Original Research

Health, self-care and the offshore workforce – opportunities for behaviour change interventions, an epidemiological survey


Kathrine Gibson Smith1 Dr, Research Fellow *

Vibhu Paudyal2 Dr, Senior Lecturer in Clinical Pharmacy

Susan Klein3 Professor, Professor of Health and Social Care

Derek Stewart4 Professor, Professor of Pharmacy Practice


1, 4 School of Pharmacy and Life Sciences, Robert Gordon University, Aberdeen, UK

2 School of Pharmacy College of Medical and Dental Sciences, Sir Robert Aitken Institute for Medical Research University of Birmingham Edgbaston, Birmingham, UK

3 Faculty of Health, Social Care and Education, Anglia Ruskin University, Cambridge, UK

ACCEPTED: 17 September 2017

early abstract:

Introduction: the high risk nature of offshore work and inherent occupational hazards necessitate that offshore workers engage in behaviours which promote health and wellbeing.

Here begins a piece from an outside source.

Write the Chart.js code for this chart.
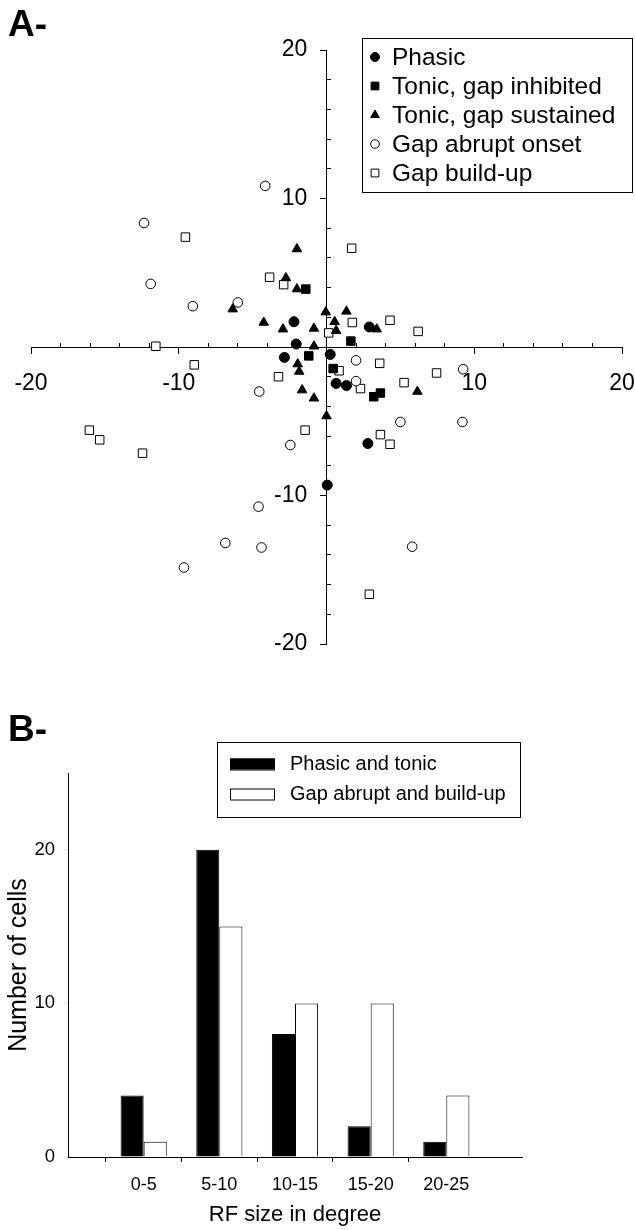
<!DOCTYPE html>
<html>
<head>
<meta charset="utf-8">
<script src="https://cdn.jsdelivr.net/npm/chart.js@4.4.1/dist/chart.umd.min.js"></script>
<style>
  html, body { margin: 0; padding: 0; background: #fff; overflow: hidden; }
  body { width: 635px; height: 1230px; position: relative; font-family: "Liberation Sans", Arial, sans-serif; }
  .panel-label { position: absolute; left: 8px; font-weight: bold; font-size: 37px; line-height: 37px; color: #000; z-index: 2; }
  #boxA { position: absolute; left: 0; top: 0; width: 635px; height: 680px; }
  #boxB { position: absolute; left: 0; top: 680px; width: 635px; height: 550px; }
</style>
</head>
<body>
<div id="boxA"><canvas id="rfMapChart"></canvas></div>
<div id="boxB"><canvas id="rfSizeChart"></canvas></div>
<div class="panel-label" style="top:5px">A-</div>
<div class="panel-label" style="top:710px">B-</div>
<script>
// Panel A: receptive field centres (deg), one list of [x, y] per cell class
const phasic = [[-2.2, 1.7], [2.9, 1.35], [-2.05, 0.2], [-2.85, -0.7], [0.25, -0.5],
  [0.65, -2.45], [1.35, -2.6], [2.8, -6.5], [0.05, -9.3]];
const tonicGapInhibited = [[-1.4, 3.9], [1.65, 0.4], [-1.2, -0.6], [0.45, -1.45],
  [3.2, -3.35], [3.65, -3.1]];
const tonicGapSustained = [[-2.0, 6.6], [-2.75, 4.65], [-2.0, 3.9], [-6.35, 2.55],
  [-4.25, 1.65], [-2.95, 1.2], [-0.85, 1.25], [-0.05, 2.35], [1.35, 2.4], [0.55, 1.7],
  [0.65, 1.1], [3.4, 1.2], [-0.85, 0.05], [-1.95, -1.15], [-1.85, -1.65], [-1.65, -2.9],
  [-0.85, -3.45], [6.15, -3.0], [0.0, -4.65]];
const gapAbruptOnset = [[-4.15, 10.85], [-12.35, 8.35], [-11.9, 4.25], [-9.05, 2.75],
  [-6.0, 3.0], [2.0, -0.9], [2.0, -2.3], [-4.55, -3.0], [9.25, -1.5], [9.2, -5.05],
  [5.0, -5.05], [-2.45, -6.6], [-4.6, -10.75], [-6.85, -13.2], [-4.4, -13.5],
  [-9.65, -14.85], [5.8, -13.45]];
const gapBuildUp = [[-9.55, 7.4], [-3.85, 4.7], [-2.9, 4.2], [1.7, 6.65], [1.75, 1.65],
  [0.15, 0.95], [4.3, 1.8], [6.2, 1.05], [-11.55, 0.05], [-8.95, -1.2], [0.85, -1.6],
  [3.6, -1.1], [7.45, -1.75], [-3.25, -2.0], [2.3, -2.8], [5.25, -2.4], [-1.45, -5.6],
  [3.65, -5.9], [4.3, -6.55], [-16.05, -5.6], [-15.35, -6.25], [-12.45, -7.15], [2.9, -16.65]];
const mapTickLabels = [-20, -10, 10, 20];

// Panel B: RF size histogram
const sizeBins = ["0-5", "5-10", "10-15", "15-20", "20-25"];
const phasicAndTonic = [4, 20, 8, 2, 1];
const gapAbruptAndBuildUp = [1, 15, 10, 10, 4];
const countTicks = [0, 10, 20];

const FONT = '"Liberation Sans", Arial, sans-serif';
Chart.defaults.font.family = FONT;
Chart.defaults.color = "#000";

const clear = "rgba(0,0,0,0)";

// --- Panel A ---
function series(label, pts, style, filled, radius) {
  return {
    label: label,
    data: pts.map(([x, y]) => ({ x: x, y: y })),
    pointStyle: style,
    pointRadius: radius,
    pointHoverRadius: radius,
    pointBackgroundColor: filled ? "#000" : "#fff",
    pointBorderColor: "#000",
    pointBorderWidth: 1,
    showLine: false,
  };
}

// centred axes should not push the plot area in
const noPadding = (s) => {
  s.paddingLeft = 0;
  s.paddingRight = 0;
  s.paddingTop = 0;
  s.paddingBottom = 0;
};

const legendBoxA = {
  id: "legendBoxA",
  afterDraw(chart) {
    const ctx = chart.ctx;
    ctx.save();
    ctx.fillStyle = "#fff";
    ctx.fillRect(362.5, 38.5, 270, 154);
    ctx.strokeStyle = "#000";
    ctx.lineWidth = 1;
    ctx.strokeRect(362.5, 38.5, 270, 154);
    ctx.font = "24.5px " + FONT;
    ctx.textBaseline = "middle";
    chart.data.datasets.forEach((ds, i) => {
      const y = 57 + i * 29;
      ctx.fillStyle = ds.pointBackgroundColor;
      ctx.strokeStyle = "#000";
      ctx.lineWidth = 1;
      Chart.helpers.drawPoint(ctx, { pointStyle: ds.pointStyle, radius: ds.pointRadius - 0.5, rotation: 0, borderWidth: 1 }, 375, y);
      ctx.fillStyle = "#000";
      ctx.fillText(ds.label, 392, y + 1);
    });
    ctx.restore();
  },
};

const axisFontA = { family: FONT, size: 23 };

new Chart(document.getElementById("rfMapChart").getContext("2d"), {
  type: "scatter",
  data: {
    datasets: [
      series("Phasic", phasic, "circle", true, 5),
      series("Tonic, gap inhibited", tonicGapInhibited, "rect", true, 6),
      series("Tonic, gap sustained", tonicGapSustained, "triangle", true, 5.5),
      series("Gap abrupt onset", gapAbruptOnset, "circle", false, 4.8),
      series("Gap build-up", gapBuildUp, "rect", false, 6),
    ],
  },
  options: {
    responsive: true,
    maintainAspectRatio: false,
    animation: false,
    events: [],
    layout: { padding: { left: 31, right: 13, top: 50, bottom: 36 } },
    plugins: { legend: { display: false }, tooltip: { enabled: false } },
    scales: {
      x: {
        type: "linear", min: -20, max: 20, position: { y: 0 },
        border: { color: "#000", width: 1 },
        grid: { drawOnChartArea: false, tickLength: 6, tickColor: (c) => (c.tick && c.tick.value === 0 ? clear : "#000") },
        ticks: { stepSize: 10, autoSkip: false, maxRotation: 0, font: axisFontA, padding: 17,
          callback: (v) => (mapTickLabels.includes(v) ? String(v) : "") },
        afterFit: noPadding,
      },
      y: {
        type: "linear", min: -20, max: 20, position: { x: 0 },
        border: { color: "#000", width: 1 },
        grid: { drawOnChartArea: false, tickLength: 6, tickColor: (c) => (c.tick && c.tick.value === 0 ? clear : "#000") },
        // trailing spaces keep the labels clear of the centred axis
        ticks: { stepSize: 10, autoSkip: false, font: axisFontA, padding: 14,
          callback: (v) => (mapTickLabels.includes(v) ? String(v) + "   " : "") },
        afterFit: noPadding,
      },
      // minor ticks every 2 deg, on the other side of the axis
      x2: {
        type: "linear", axis: "x", min: -20, max: 20, position: { y: 0 },
        border: { display: false },
        grid: { drawOnChartArea: false, tickLength: -4, tickColor: (c) => (c.tick && c.tick.value % 10 === 0 ? clear : "#000") },
        ticks: { stepSize: 2, display: false },
        afterFit: noPadding,
      },
      y2: {
        type: "linear", axis: "y", min: -20, max: 20, position: { x: 0 },
        border: { display: false },
        grid: { drawOnChartArea: false, tickLength: -4, tickColor: (c) => (c.tick && c.tick.value % 10 === 0 ? clear : "#000") },
        ticks: { stepSize: 2, display: false },
        afterFit: noPadding,
      },
    },
  },
  plugins: [legendBoxA],
});

// --- Panel B ---
const binLabels = ["", ...sizeBins, ""];

const legendBoxB = {
  id: "legendBoxB",
  afterDraw(chart) {
    const ctx = chart.ctx;
    ctx.save();
    ctx.strokeStyle = "#000";
    ctx.lineWidth = 1;
    ctx.strokeRect(217.5, 62.5, 303, 75);
    ctx.font = "20px " + FONT;
    ctx.textBaseline = "middle";
    chart.data.datasets.forEach((ds, i) => {
      const y = 84 + i * 30;
      ctx.fillStyle = ds.backgroundColor;
      ctx.fillRect(230, y - 5.5, 45, 11);
      ctx.strokeRect(230.5, y - 5, 44, 11);
      ctx.fillStyle = "#000";
      ctx.fillText(ds.label, 290, y);
    });
    ctx.restore();
  },
};

new Chart(document.getElementById("rfSizeChart").getContext("2d"), {
  type: "bar",
  data: {
    labels: binLabels,
    datasets: [
      { label: "Phasic and tonic", data: [null, ...phasicAndTonic, null],
        backgroundColor: "#000", borderColor: "#000", borderWidth: 1 },
      { label: "Gap abrupt and build-up", data: [null, ...gapAbruptAndBuildUp, null],
        backgroundColor: "#fff", borderColor: "#000", borderWidth: 1 },
    ],
  },
  options: {
    responsive: true,
    maintainAspectRatio: false,
    animation: false,
    events: [],
    layout: { padding: { left: 0, right: 113, top: 93, bottom: 0 } },
    datasets: { bar: { categoryPercentage: 0.61, barPercentage: 1.0 } },
    plugins: { legend: { display: false }, tooltip: { enabled: false } },
    scales: {
      x: {
        type: "category", offset: false,
        border: { color: "#000", width: 1 },
        grid: { drawOnChartArea: false, tickLength: 5,
          tickColor: (c) => (c.index === 0 || c.index === binLabels.length - 1 ? clear : "#000") },
        ticks: { autoSkip: false, maxRotation: 0, font: { size: 18 }, padding: 12 },
        title: { display: true, text: "RF size in degree", font: { size: 22 }, padding: { top: 2, bottom: 2 } },
        afterFit: (s) => { s.height = 73; },
      },
      y: {
        min: 0, max: 25,
        border: { color: "#000", width: 1 },
        grid: { drawOnChartArea: false, tickLength: 5 },
        ticks: { stepSize: 10, includeBounds: false, font: { size: 18.5 }, padding: 8,
          callback: (v) => (countTicks.includes(v) ? String(v) : "") },
        title: { display: true, text: "Number of cells", font: { size: 25 }, padding: { top: 4, bottom: 0 } },
        afterFit: (s) => { s.width = 68; },
      },
    },
  },
  plugins: [legendBoxB],
});
</script>
</body>
</html>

The survey aimed to assess offshore workers' health, self-care, quality of life and mental wellbeing, and to identify associated areas requiring behaviour change.
Methods: offshore workers attending a course, at a training facility in Scotland, were invited to complete a questionnaire comprising 11 validated measures of health, self-care, quality of life and mental wellbeing.
Results: 352 offshore workers responded (completion rate 45.4%). Almost three quarters were identified as overweight/obese (n = 236, 74.4%). Median scores for SF-8 quality of life (physical = 56.1, IQR = 4.8; mental = 54.7, IQR = 8.1) and Warwick-Edinburgh Mental Wellbeing scales were positive (52.0, IQR = 9.0). The largest proportion of participants' scores across alcohol use (n = 187, 53.4%) and sleep quality (n = 229, 67.0%) domains were categorized as negative. The median number of self-care domains for which offshore workers scored negatively was 3 (IQR = 2.0).
Conclusions: there are key areas relating to the health, quality of life, mental wellbeing and self-care of the offshore workforce that warrant addressing.